Exercise objective>
Every line that includes the word "script" is to be listed.

-- START Exercise materials --

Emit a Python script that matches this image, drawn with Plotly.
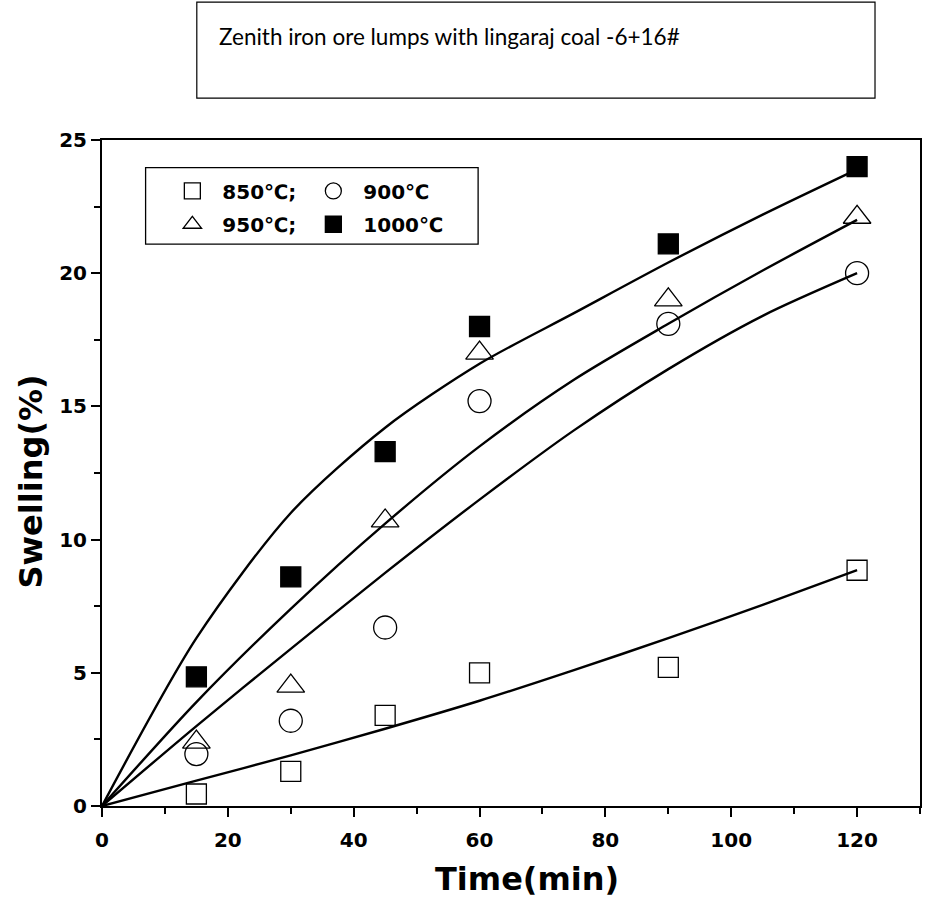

-- END Exercise materials --
-- START Exercise materials --

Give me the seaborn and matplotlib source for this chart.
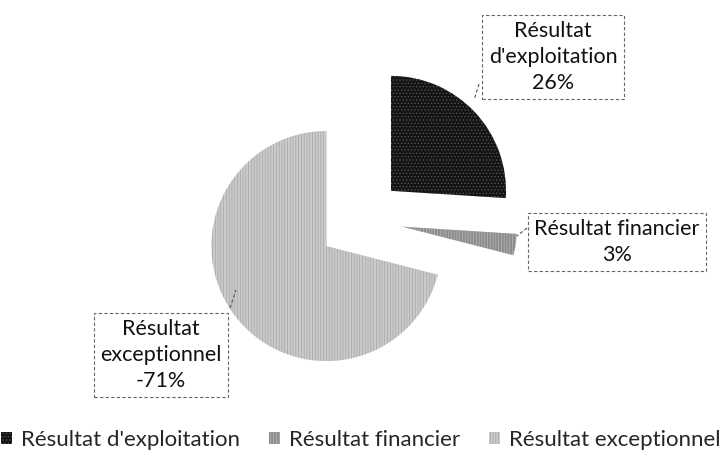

-- END Exercise materials --
-- START Exercise materials --

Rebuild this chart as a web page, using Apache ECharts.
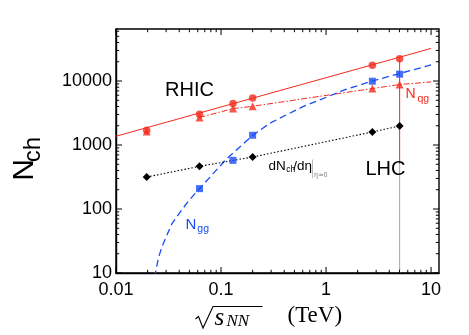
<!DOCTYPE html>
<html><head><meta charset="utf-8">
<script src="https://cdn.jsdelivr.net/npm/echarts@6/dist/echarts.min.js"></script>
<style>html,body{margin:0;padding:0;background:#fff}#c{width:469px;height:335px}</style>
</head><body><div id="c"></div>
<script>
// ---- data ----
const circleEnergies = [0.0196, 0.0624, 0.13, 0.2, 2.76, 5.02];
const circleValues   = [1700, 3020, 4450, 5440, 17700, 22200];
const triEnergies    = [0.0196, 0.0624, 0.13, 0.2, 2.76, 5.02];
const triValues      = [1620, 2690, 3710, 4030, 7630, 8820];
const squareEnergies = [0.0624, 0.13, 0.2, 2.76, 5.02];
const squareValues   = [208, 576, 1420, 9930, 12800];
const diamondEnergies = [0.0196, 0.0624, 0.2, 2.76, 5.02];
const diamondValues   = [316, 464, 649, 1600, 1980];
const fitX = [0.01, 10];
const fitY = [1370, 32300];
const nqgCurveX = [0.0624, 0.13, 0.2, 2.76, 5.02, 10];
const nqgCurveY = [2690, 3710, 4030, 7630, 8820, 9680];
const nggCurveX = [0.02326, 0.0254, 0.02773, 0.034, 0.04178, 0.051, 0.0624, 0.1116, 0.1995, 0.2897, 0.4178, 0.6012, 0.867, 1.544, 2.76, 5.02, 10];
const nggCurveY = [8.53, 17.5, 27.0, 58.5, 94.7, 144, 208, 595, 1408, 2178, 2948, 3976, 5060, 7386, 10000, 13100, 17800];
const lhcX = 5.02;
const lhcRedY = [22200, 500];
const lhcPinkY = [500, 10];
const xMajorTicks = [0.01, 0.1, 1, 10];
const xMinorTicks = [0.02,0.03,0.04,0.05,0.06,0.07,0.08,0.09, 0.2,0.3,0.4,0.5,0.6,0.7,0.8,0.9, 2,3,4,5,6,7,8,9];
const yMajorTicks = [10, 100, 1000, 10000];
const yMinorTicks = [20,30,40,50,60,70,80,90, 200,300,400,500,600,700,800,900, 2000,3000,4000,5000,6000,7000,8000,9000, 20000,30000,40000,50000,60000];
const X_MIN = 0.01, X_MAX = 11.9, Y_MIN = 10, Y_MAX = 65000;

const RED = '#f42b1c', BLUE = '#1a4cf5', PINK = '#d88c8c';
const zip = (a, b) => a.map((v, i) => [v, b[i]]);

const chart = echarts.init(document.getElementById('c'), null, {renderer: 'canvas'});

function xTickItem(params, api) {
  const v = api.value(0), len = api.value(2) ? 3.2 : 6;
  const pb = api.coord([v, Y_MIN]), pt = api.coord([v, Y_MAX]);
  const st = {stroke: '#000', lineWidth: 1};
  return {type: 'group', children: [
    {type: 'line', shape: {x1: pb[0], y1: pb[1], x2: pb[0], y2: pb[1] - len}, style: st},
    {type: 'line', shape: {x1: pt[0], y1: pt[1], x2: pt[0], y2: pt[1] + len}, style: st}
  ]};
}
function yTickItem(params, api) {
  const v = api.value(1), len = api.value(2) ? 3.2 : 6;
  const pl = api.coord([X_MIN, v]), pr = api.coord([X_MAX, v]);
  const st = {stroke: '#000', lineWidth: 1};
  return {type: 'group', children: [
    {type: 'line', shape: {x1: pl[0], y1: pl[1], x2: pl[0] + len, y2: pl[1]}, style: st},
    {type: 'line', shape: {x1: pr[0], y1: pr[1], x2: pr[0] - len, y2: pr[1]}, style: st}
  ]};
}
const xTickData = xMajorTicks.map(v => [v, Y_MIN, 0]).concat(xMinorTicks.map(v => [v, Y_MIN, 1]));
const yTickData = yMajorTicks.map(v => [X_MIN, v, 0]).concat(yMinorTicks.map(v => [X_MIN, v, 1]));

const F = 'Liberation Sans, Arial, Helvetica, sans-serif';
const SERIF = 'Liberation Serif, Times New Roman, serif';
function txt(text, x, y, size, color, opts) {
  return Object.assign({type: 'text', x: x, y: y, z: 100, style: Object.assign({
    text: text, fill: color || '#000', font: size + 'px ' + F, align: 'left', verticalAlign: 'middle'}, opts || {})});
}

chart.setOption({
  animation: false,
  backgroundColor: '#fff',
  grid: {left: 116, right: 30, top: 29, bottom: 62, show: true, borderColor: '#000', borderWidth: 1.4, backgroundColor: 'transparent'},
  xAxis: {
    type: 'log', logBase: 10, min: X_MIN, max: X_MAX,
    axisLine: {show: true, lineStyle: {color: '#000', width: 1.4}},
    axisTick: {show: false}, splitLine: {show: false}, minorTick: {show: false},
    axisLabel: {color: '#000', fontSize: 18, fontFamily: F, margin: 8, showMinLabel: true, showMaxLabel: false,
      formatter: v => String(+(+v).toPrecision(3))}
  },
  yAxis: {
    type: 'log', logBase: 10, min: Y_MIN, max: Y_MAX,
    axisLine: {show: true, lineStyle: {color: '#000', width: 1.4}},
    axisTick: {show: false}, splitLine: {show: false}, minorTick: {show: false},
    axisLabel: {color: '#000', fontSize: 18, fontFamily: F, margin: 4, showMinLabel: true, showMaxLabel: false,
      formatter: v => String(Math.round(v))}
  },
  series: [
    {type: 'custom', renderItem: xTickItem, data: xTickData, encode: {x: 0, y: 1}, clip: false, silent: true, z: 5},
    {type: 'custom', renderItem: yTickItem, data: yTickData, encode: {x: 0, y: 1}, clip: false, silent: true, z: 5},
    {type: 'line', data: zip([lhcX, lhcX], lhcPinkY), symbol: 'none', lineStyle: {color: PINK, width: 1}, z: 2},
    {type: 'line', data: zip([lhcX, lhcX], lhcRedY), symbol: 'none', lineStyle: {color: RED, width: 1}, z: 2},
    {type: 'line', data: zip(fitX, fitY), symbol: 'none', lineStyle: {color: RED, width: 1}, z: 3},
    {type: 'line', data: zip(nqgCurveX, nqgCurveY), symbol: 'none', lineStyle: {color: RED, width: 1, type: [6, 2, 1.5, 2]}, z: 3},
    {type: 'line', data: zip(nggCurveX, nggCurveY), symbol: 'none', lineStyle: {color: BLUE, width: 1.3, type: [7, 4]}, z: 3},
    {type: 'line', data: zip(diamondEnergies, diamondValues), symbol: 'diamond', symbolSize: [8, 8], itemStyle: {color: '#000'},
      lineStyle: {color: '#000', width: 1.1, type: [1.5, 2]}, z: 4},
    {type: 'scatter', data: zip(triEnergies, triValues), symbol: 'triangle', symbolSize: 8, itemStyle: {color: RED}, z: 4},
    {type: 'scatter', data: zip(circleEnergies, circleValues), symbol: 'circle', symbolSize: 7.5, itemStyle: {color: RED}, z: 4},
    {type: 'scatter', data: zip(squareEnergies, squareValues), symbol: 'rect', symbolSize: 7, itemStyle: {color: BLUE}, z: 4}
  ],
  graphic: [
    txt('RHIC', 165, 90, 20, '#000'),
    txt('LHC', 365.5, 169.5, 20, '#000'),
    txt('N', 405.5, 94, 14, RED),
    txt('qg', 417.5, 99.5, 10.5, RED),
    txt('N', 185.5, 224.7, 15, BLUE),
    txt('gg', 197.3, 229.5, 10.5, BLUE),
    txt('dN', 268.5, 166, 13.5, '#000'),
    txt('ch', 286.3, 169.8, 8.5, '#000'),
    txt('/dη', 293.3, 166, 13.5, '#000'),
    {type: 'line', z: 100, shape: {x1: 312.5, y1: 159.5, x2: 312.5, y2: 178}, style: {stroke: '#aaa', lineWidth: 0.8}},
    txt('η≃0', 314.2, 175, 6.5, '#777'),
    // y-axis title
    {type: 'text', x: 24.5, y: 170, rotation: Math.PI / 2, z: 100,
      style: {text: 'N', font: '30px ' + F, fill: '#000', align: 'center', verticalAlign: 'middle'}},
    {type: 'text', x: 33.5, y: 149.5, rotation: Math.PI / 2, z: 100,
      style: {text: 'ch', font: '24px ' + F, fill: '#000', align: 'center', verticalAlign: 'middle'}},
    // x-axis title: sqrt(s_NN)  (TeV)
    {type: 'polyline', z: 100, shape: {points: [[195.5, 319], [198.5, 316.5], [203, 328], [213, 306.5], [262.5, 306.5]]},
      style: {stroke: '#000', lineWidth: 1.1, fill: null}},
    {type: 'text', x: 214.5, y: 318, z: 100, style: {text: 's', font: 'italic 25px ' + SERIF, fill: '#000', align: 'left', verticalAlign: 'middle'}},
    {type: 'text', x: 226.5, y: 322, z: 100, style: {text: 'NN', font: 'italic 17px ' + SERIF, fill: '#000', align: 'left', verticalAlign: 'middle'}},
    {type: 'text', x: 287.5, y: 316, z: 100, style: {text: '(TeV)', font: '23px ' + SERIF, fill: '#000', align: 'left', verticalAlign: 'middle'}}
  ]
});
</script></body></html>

-- END Exercise materials --

Solution to this task>
Emit a Python script that matches this image, drawn with Plotly.
<script src="https://cdn.jsdelivr.net/npm/echarts@6/dist/echarts.min.js"></script>
<script>
</script></body></html>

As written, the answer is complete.